[What you are asked to do]
Each line of the listing must be transcribed exactly, except for the images, which should be excluded.

___ Data provided ___

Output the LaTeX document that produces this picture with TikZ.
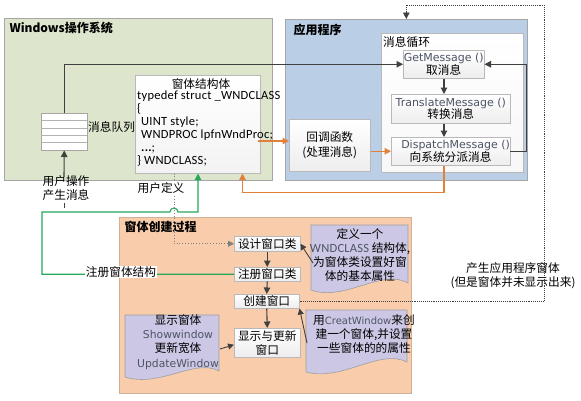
\documentclass[tikz,border=0pt]{standalone}
\usepackage{fontspec}
\setmainfont{Noto Sans CJK SC}
\newfontfamily\latf{DejaVu Sans}
\newfontfamily\calf[LetterSpace=2]{Carlito}
\usetikzlibrary{arrows.meta}
\definecolor{wingreen}{RGB}{221,229,205}
\definecolor{appblue}{RGB}{186,206,229}
\definecolor{creorange}{RGB}{249,205,172}
\definecolor{calloutc}{RGB}{203,199,228}
\definecolor{arrgray}{RGB}{64,64,64}
\definecolor{orangeln}{RGB}{226,128,58}
\definecolor{greenln}{RGB}{38,168,90}
\definecolor{latc}{RGB}{78,84,102}
\newcommand\latword[2][11]{{\latf\fontsize{#1}{12}\selectfont\color{latc}#2}}
\newcommand\calword[1]{{\calf\fontsize{12.5}{13}\selectfont\color{latc}#1}}
\tikzset{
  panel/.style={draw=gray!70, line width=0.6pt, anchor=north west, inner sep=0pt},
  gradbox/.style={draw=gray!55, line width=0.5pt, top color=white, bottom color=gray!14, anchor=north west, inner sep=0pt, align=center},
  whitebox/.style={draw=gray!55, line width=0.5pt, fill=white, anchor=north west, inner sep=0pt},
  darr/.style={draw=arrgray, line width=1.1pt, -{Triangle[length=6.5pt,width=6.5pt]}},
  carr/.style={draw=arrgray, line width=0.9pt, -{Triangle[length=6pt,width=6pt]}},
  oarr/.style={draw=orangeln, line width=1.1pt, -{Triangle[length=6.5pt,width=6.5pt]}},
  garr/.style={draw=greenln, line width=1.1pt, -{Triangle[length=6.5pt,width=6.5pt]}},
  dotarr/.style={draw=gray, line width=0.8pt, dotted, -{Triangle[length=6pt,width=6pt]}},
  bigdot/.style={draw=arrgray, line width=0.9pt, densely dotted, -{Triangle[length=6.5pt,width=6.5pt]}},
  docst/.style={draw=gray!75, line width=0.6pt, fill=calloutc},
  title/.style={anchor=west, font=\fontsize{12}{14}\selectfont\bfseries},
}
\begin{document}
\begin{tikzpicture}[x=1pt,y=-1pt, font=\fontsize{11.7}{14.2}\selectfont]
\path[use as bounding box, fill=white] (0,0) rectangle (581,400);

% panels
\node[panel, fill=wingreen, minimum width=268, minimum height=162] (winpanel) at (4,18) {};
\node[panel, fill=appblue, minimum width=242, minimum height=161] (apppanel) at (285,19) {};
\node[panel, draw=orange!35!gray!60, fill=creorange, minimum width=292, minimum height=176] (crepanel) at (119,217) {};

\node[title] (wintitle) at (6,28) {Windows操作系统};
\node[title] (apptitle) at (290,30) {应用程序};
\node[title] (cretitle) at (121,227) {窗体创建过程};

% message loop
\node[whitebox, top color=white, bottom color=gray!6, minimum width=142, minimum height=139] (loop) at (381,33) {};
\node[anchor=west, inner sep=0pt] (looptitle) at (383,42) {消息循环};
\node[gradbox, minimum width=81, minimum height=28] (get) at (403,50) {\latword{GetMessage ()}\\[-2pt]取消息};
\node[gradbox, minimum width=119, minimum height=29] (trans) at (391,94) {\latword{TranslateMessage ()}\\[-2pt]转换消息};
\node[gradbox, minimum width=104, minimum height=28] (dispatch) at (391,137) {\hspace*{10pt}\latword{DispatchMessage ()}\\[-2pt]向系统分派消息};
\node[gradbox, minimum width=81, minimum height=52] (callback) at (289,119) {回调函数\\(处理消息)};

% struct
\node[gradbox, top color=white, bottom color=gray!10, minimum width=125, minimum height=98] (struct) at (135,75) {};
\node[inner sep=0pt] (structtitle) at (201,84) {窗体结构体};
\node[anchor=north west, inner sep=0pt, align=left, font=\calf\fontsize{12.5}{13}\selectfont] (structbody) at (137,91)
  {typedef struct \_WNDCLASS\\\{\\\hspace*{4pt}UINT style;\\\hspace*{4pt}WNDPROC lpfnWndProc;\\\hspace*{4pt}{\bfseries ...};\\\} WNDCLASS;};

% queue
\node[whitebox, draw=gray!70, minimum width=46, minimum height=37] (queue) at (41,113) {};
\foreach \yy in {120.4,127.8,135.2,142.6} \draw[gray!60, line width=0.5pt] (41,\yy) -- (87,\yy);
\node[anchor=west, inner sep=0pt] (queuelabel) at (88,127) {消息队列};
\node[align=center, inner sep=0pt] (userop) at (66,188) {用户操作\\产生消息};
\draw[arrgray, line width=0.8pt] (64,203) -- (64,208);
\coordinate (uopstart) at (64,177);

% creation steps
\node[gradbox, minimum width=66, minimum height=15] (design) at (234,236) {设计窗口类};
\node[gradbox, minimum width=66, minimum height=14] (reg) at (234,267) {注册窗口类};
\node[gradbox, minimum width=65, minimum height=14] (create) at (234,294) {创建窗口};
\node[gradbox, minimum width=66, minimum height=29] (show) at (234,328) {显示与更新\\窗口};

% callouts
\draw[docst] (311,225) -- (408,225) -- (408,283) .. controls (382,268) and (345,302) .. (311,290) -- cycle;
\node[align=center, inner sep=0pt] (doc1t) at (360,255) {定义一个\\\calword{WNDCLASS} 结构体,\\为窗体类设置好窗\\体的基本属性};
\draw[docst] (306,310) -- (407,310) -- (407,362) .. controls (380,348) and (342,382) .. (306,372) -- cycle;
\node[align=center, inner sep=0pt] (doc2t) at (364,334) {用\latword[10]{CreatWindow}来创\\建一个窗体,并设置\\一些窗体的的属性};
\draw[docst] (125,315) -- (219,315) -- (219,371) .. controls (195,358) and (160,388) .. (125,377) -- cycle;
\node[align=center, inner sep=0pt] (doc3t) at (178,342) {显示窗体\\\latword[10.8]{Showwindow}\\更新宽体\\\latword[10.8]{UpdateWindow}};

\coordinate (c1) at (313,263);
\coordinate (c2) at (307,343);
\coordinate (c3) at (220,349);

% connectors
\draw[darr] (queue.north) |- (get.west);
\draw[darr] (uopstart) -- (queue.south);
\draw[darr] (get.south -| 444,0) -- (trans.north -| 444,0);
\draw[darr] (trans.south -| 444,0) -- (dispatch.north -| 444,0);
\draw[darr] (dispatch.east) -- ++(16,0) |- (get.east);

\coordinate (lpfn) at (258,141);
\draw[oarr] (lpfn) -- (lpfn -| callback.west);
\draw[oarr] (callback.east |- dispatch.west) -- (dispatch.west);
\draw[oarr] (dispatch.south -| 444,0) |- ([xshift=-18pt,yshift=-19pt]struct.south east) -- ([xshift=-18pt]struct.south east);

\draw[garr] (reg.west) -| (42,212) -- (170,212) arc[start angle=180, end angle=360, radius=4] -- (198,212) -- ([xshift=63pt]struct.south west);
\draw[dotarr] ([xshift=39pt]struct.south west) |- (design.west);
\node[fill=white, inner sep=1pt] (userdef) at (161,188) {用户定义};
\node[fill=white, inner sep=1pt] (reglabel) at (121,272) {注册窗体结构};

\draw[bigdot] (create.east) -| (544,5) -| (apppanel.north);
\node[align=center, inner sep=0pt] (genlabel) at (513,276) {产生应用程序窗体\\(但是窗体并未显示出来)};

\draw[darr] (design.south) -- (reg.north);
\draw[darr] (reg.south) -- (create.north);
\draw[darr] (create.south) -- (show.north);

\draw[carr] (c1) -- (design.east);
\draw[carr] (c2) -- (create.south east);
\draw[carr] (c3) -- ([yshift=-2pt]show.west);
\end{tikzpicture}
\end{document}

___

[Answer to the problem]
Output the LaTeX document that produces this picture with TikZ.
\documentclass[tikz,border=0pt]{standalone}
\usepackage{fontspec}
\setmainfont{Noto Sans CJK SC}
\newfontfamily\latf{DejaVu Sans}
\newfontfamily\calf[LetterSpace=2]{Carlito}
\usetikzlibrary{arrows.meta}
\definecolor{wingreen}{RGB}{221,229,205}
\definecolor{appblue}{RGB}{186,206,229}
\definecolor{creorange}{RGB}{249,205,172}
\definecolor{calloutc}{RGB}{203,199,228}
\definecolor{arrgray}{RGB}{64,64,64}
\definecolor{orangeln}{RGB}{226,128,58}
\definecolor{greenln}{RGB}{38,168,90}
\definecolor{latc}{RGB}{78,84,102}
\newcommand\latword[2][11]{{\latf\fontsize{#1}{12}\selectfont\color{latc}#2}}
\newcommand\calword[1]{{\calf\fontsize{12.5}{13}\selectfont\color{latc}#1}}
\tikzset{
  panel/.style={draw=gray!70, line width=0.6pt, anchor=north west, inner sep=0pt},
  gradbox/.style={draw=gray!55, line width=0.5pt, top color=white, bottom color=gray!14, anchor=north west, inner sep=0pt, align=center},
  whitebox/.style={draw=gray!55, line width=0.5pt, fill=white, anchor=north west, inner sep=0pt},
  darr/.style={draw=arrgray, line width=1.1pt, -{Triangle[length=6.5pt,width=6.5pt]}},
  carr/.style={draw=arrgray, line width=0.9pt, -{Triangle[length=6pt,width=6pt]}},
  oarr/.style={draw=orangeln, line width=1.1pt, -{Triangle[length=6.5pt,width=6.5pt]}},
  garr/.style={draw=greenln, line width=1.1pt, -{Triangle[length=6.5pt,width=6.5pt]}},
  dotarr/.style={draw=gray, line width=0.8pt, dotted, -{Triangle[length=6pt,width=6pt]}},
  bigdot/.style={draw=arrgray, line width=0.9pt, densely dotted, -{Triangle[length=6.5pt,width=6.5pt]}},
  docst/.style={draw=gray!75, line width=0.6pt, fill=calloutc},
  title/.style={anchor=west, font=\fontsize{12}{14}\selectfont\bfseries},
}
\begin{document}
\begin{tikzpicture}[x=1pt,y=-1pt, font=\fontsize{11.7}{14.2}\selectfont]
\path[use as bounding box, fill=white] (0,0) rectangle (581,400);

% panels
\node[panel, fill=wingreen, minimum width=268, minimum height=162] (winpanel) at (4,18) {};
\node[panel, fill=appblue, minimum width=242, minimum height=161] (apppanel) at (285,19) {};
\node[panel, draw=orange!35!gray!60, fill=creorange, minimum width=292, minimum height=176] (crepanel) at (119,217) {};

\node[title] (wintitle) at (6,28) {Windows操作系统};
\node[title] (apptitle) at (290,30) {应用程序};
\node[title] (cretitle) at (121,227) {窗体创建过程};

% message loop
\node[whitebox, top color=white, bottom color=gray!6, minimum width=142, minimum height=139] (loop) at (381,33) {};
\node[anchor=west, inner sep=0pt] (looptitle) at (383,42) {消息循环};
\node[gradbox, minimum width=81, minimum height=28] (get) at (403,50) {\latword{GetMessage ()}\\[-2pt]取消息};
\node[gradbox, minimum width=119, minimum height=29] (trans) at (391,94) {\latword{TranslateMessage ()}\\[-2pt]转换消息};
\node[gradbox, minimum width=104, minimum height=28] (dispatch) at (391,137) {\hspace*{10pt}\latword{DispatchMessage ()}\\[-2pt]向系统分派消息};
\node[gradbox, minimum width=81, minimum height=52] (callback) at (289,119) {回调函数\\(处理消息)};

% struct
\node[gradbox, top color=white, bottom color=gray!10, minimum width=125, minimum height=98] (struct) at (135,75) {};
\node[inner sep=0pt] (structtitle) at (201,84) {窗体结构体};
\node[anchor=north west, inner sep=0pt, align=left, font=\calf\fontsize{12.5}{13}\selectfont] (structbody) at (137,91)
  {typedef struct \_WNDCLASS\\\{\\\hspace*{4pt}UINT style;\\\hspace*{4pt}WNDPROC lpfnWndProc;\\\hspace*{4pt}{\bfseries ...};\\\} WNDCLASS;};

% queue
\node[whitebox, draw=gray!70, minimum width=46, minimum height=37] (queue) at (41,113) {};
\foreach \yy in {120.4,127.8,135.2,142.6} \draw[gray!60, line width=0.5pt] (41,\yy) -- (87,\yy);
\node[anchor=west, inner sep=0pt] (queuelabel) at (88,127) {消息队列};
\node[align=center, inner sep=0pt] (userop) at (66,188) {用户操作\\产生消息};
\draw[arrgray, line width=0.8pt] (64,203) -- (64,208);
\coordinate (uopstart) at (64,177);

% creation steps
\node[gradbox, minimum width=66, minimum height=15] (design) at (234,236) {设计窗口类};
\node[gradbox, minimum width=66, minimum height=14] (reg) at (234,267) {注册窗口类};
\node[gradbox, minimum width=65, minimum height=14] (create) at (234,294) {创建窗口};
\node[gradbox, minimum width=66, minimum height=29] (show) at (234,328) {显示与更新\\窗口};

% callouts
\draw[docst] (311,225) -- (408,225) -- (408,283) .. controls (382,268) and (345,302) .. (311,290) -- cycle;
\node[align=center, inner sep=0pt] (doc1t) at (360,255) {定义一个\\\calword{WNDCLASS} 结构体,\\为窗体类设置好窗\\体的基本属性};
\draw[docst] (306,310) -- (407,310) -- (407,362) .. controls (380,348) and (342,382) .. (306,372) -- cycle;
\node[align=center, inner sep=0pt] (doc2t) at (364,334) {用\latword[10]{CreatWindow}来创\\建一个窗体,并设置\\一些窗体的的属性};
\draw[docst] (125,315) -- (219,315) -- (219,371) .. controls (195,358) and (160,388) .. (125,377) -- cycle;
\node[align=center, inner sep=0pt] (doc3t) at (178,342) {显示窗体\\\latword[10.8]{Showwindow}\\更新宽体\\\latword[10.8]{UpdateWindow}};

\coordinate (c1) at (313,263);
\coordinate (c2) at (307,343);
\coordinate (c3) at (220,349);

% connectors
\draw[darr] (queue.north) |- (get.west);
\draw[darr] (uopstart) -- (queue.south);
\draw[darr] (get.south -| 444,0) -- (trans.north -| 444,0);
\draw[darr] (trans.south -| 444,0) -- (dispatch.north -| 444,0);
\draw[darr] (dispatch.east) -- ++(16,0) |- (get.east);

\coordinate (lpfn) at (258,141);
\draw[oarr] (lpfn) -- (lpfn -| callback.west);
\draw[oarr] (callback.east |- dispatch.west) -- (dispatch.west);
\draw[oarr] (dispatch.south -| 444,0) |- ([xshift=-18pt,yshift=-19pt]struct.south east) -- ([xshift=-18pt]struct.south east);

\draw[garr] (reg.west) -| (42,212) -- (170,212) arc[start angle=180, end angle=360, radius=4] -- (198,212) -- ([xshift=63pt]struct.south west);
\draw[dotarr] ([xshift=39pt]struct.south west) |- (design.west);
\node[fill=white, inner sep=1pt] (userdef) at (161,188) {用户定义};
\node[fill=white, inner sep=1pt] (reglabel) at (121,272) {注册窗体结构};

\draw[bigdot] (create.east) -| (544,5) -| (apppanel.north);
\node[align=center, inner sep=0pt] (genlabel) at (513,276) {产生应用程序窗体\\(但是窗体并未显示出来)};

\draw[darr] (design.south) -- (reg.north);
\draw[darr] (reg.south) -- (create.north);
\draw[darr] (create.south) -- (show.north);

\draw[carr] (c1) -- (design.east);
\draw[carr] (c2) -- (create.south east);
\draw[carr] (c3) -- ([yshift=-2pt]show.west);
\end{tikzpicture}
\end{document}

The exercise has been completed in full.